→ Goal
Skipping all pictures, set down the lines of the listing from the first through the one with "fill=False, edgecolor='black', linewidth=1.2))".

-- START Record set --

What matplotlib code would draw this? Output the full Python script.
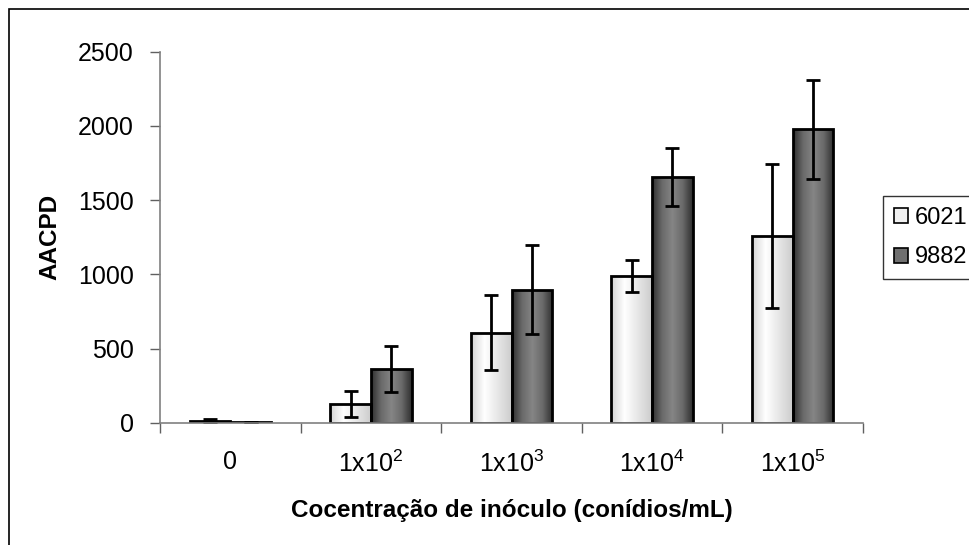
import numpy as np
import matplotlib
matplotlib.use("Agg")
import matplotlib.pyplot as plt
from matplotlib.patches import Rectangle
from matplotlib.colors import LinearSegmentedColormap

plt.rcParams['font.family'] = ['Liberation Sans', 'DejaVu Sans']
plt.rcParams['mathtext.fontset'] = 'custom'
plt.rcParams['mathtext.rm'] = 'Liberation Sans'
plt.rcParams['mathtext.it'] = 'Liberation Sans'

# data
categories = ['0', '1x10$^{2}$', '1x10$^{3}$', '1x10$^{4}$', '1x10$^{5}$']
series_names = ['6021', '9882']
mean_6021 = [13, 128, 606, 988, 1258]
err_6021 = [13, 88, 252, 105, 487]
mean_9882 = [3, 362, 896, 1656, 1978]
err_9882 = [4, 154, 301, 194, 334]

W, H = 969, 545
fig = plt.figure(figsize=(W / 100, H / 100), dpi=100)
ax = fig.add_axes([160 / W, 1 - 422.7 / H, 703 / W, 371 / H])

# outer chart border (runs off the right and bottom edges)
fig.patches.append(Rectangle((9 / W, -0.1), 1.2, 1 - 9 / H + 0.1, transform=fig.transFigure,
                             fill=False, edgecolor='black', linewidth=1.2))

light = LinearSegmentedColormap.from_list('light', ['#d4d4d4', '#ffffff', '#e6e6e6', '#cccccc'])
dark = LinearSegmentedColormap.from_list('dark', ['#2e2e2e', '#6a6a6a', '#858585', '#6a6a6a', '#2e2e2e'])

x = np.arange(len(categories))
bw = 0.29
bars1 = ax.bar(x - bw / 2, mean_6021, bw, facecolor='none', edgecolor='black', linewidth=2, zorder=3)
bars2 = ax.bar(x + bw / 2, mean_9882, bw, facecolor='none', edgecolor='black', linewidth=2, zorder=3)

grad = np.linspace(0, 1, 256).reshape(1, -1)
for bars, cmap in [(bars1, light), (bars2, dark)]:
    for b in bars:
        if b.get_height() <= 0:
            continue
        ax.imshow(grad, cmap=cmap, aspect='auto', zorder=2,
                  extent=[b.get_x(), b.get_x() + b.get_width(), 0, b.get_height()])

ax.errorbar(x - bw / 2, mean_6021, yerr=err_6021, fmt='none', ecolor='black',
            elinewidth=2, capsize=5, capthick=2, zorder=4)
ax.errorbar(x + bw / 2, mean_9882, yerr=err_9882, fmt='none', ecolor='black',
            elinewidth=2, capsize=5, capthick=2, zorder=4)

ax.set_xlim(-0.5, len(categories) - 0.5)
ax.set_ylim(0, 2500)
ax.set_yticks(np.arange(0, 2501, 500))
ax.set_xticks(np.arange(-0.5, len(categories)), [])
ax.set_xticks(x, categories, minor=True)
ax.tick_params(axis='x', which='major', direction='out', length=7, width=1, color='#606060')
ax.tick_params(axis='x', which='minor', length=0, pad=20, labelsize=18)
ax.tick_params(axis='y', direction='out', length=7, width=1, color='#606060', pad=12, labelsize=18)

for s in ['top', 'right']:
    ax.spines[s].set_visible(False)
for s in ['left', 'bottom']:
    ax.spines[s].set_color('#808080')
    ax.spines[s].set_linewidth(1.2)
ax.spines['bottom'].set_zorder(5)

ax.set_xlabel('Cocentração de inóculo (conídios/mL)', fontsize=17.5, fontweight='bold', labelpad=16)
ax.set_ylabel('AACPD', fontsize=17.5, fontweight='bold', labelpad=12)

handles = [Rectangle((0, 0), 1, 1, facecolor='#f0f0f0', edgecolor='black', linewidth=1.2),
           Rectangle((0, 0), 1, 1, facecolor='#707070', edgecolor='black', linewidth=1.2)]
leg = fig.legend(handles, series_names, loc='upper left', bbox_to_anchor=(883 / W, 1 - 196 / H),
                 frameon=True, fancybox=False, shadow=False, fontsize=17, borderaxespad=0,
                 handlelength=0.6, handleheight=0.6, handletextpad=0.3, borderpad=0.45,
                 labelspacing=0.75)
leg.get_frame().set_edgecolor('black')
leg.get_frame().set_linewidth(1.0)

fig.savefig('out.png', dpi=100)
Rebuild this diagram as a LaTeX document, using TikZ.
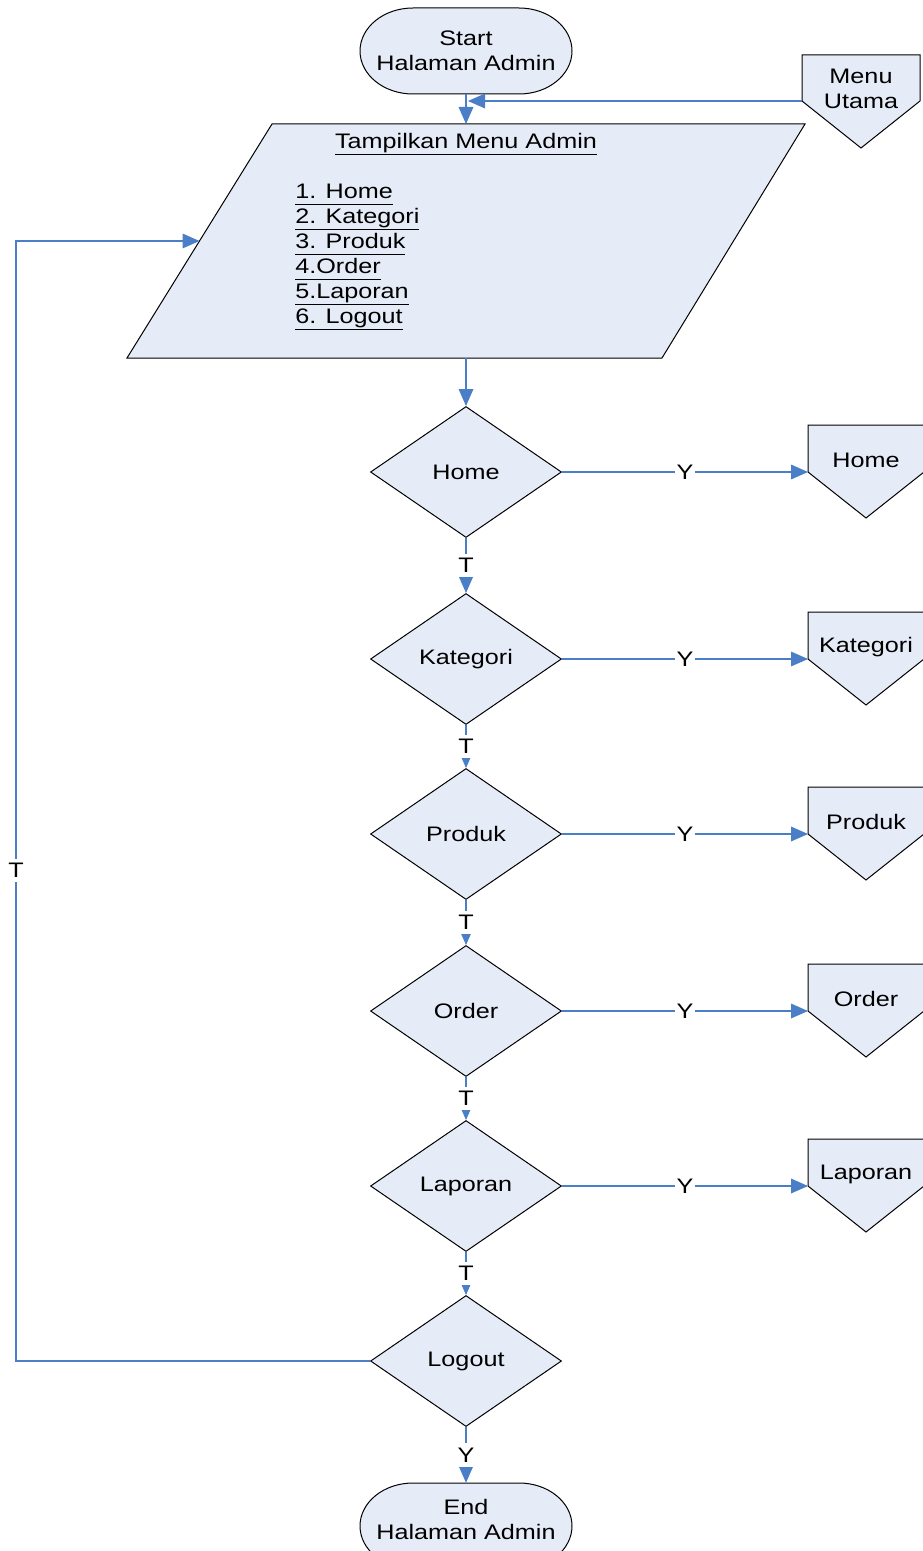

-- END Record set --

→ Response for this exercise
What matplotlib code would draw this? Output the full Python script.
import numpy as np
import matplotlib
matplotlib.use("Agg")
import matplotlib.pyplot as plt
from matplotlib.patches import Rectangle
from matplotlib.colors import LinearSegmentedColormap

plt.rcParams['font.family'] = ['Liberation Sans', 'DejaVu Sans']
plt.rcParams['mathtext.fontset'] = 'custom'
plt.rcParams['mathtext.rm'] = 'Liberation Sans'
plt.rcParams['mathtext.it'] = 'Liberation Sans'

# data
categories = ['0', '1x10$^{2}$', '1x10$^{3}$', '1x10$^{4}$', '1x10$^{5}$']
series_names = ['6021', '9882']
mean_6021 = [13, 128, 606, 988, 1258]
err_6021 = [13, 88, 252, 105, 487]
mean_9882 = [3, 362, 896, 1656, 1978]
err_9882 = [4, 154, 301, 194, 334]

W, H = 969, 545
fig = plt.figure(figsize=(W / 100, H / 100), dpi=100)
ax = fig.add_axes([160 / W, 1 - 422.7 / H, 703 / W, 371 / H])

# outer chart border (runs off the right and bottom edges)
fig.patches.append(Rectangle((9 / W, -0.1), 1.2, 1 - 9 / H + 0.1, transform=fig.transFigure,
                             fill=False, edgecolor='black', linewidth=1.2))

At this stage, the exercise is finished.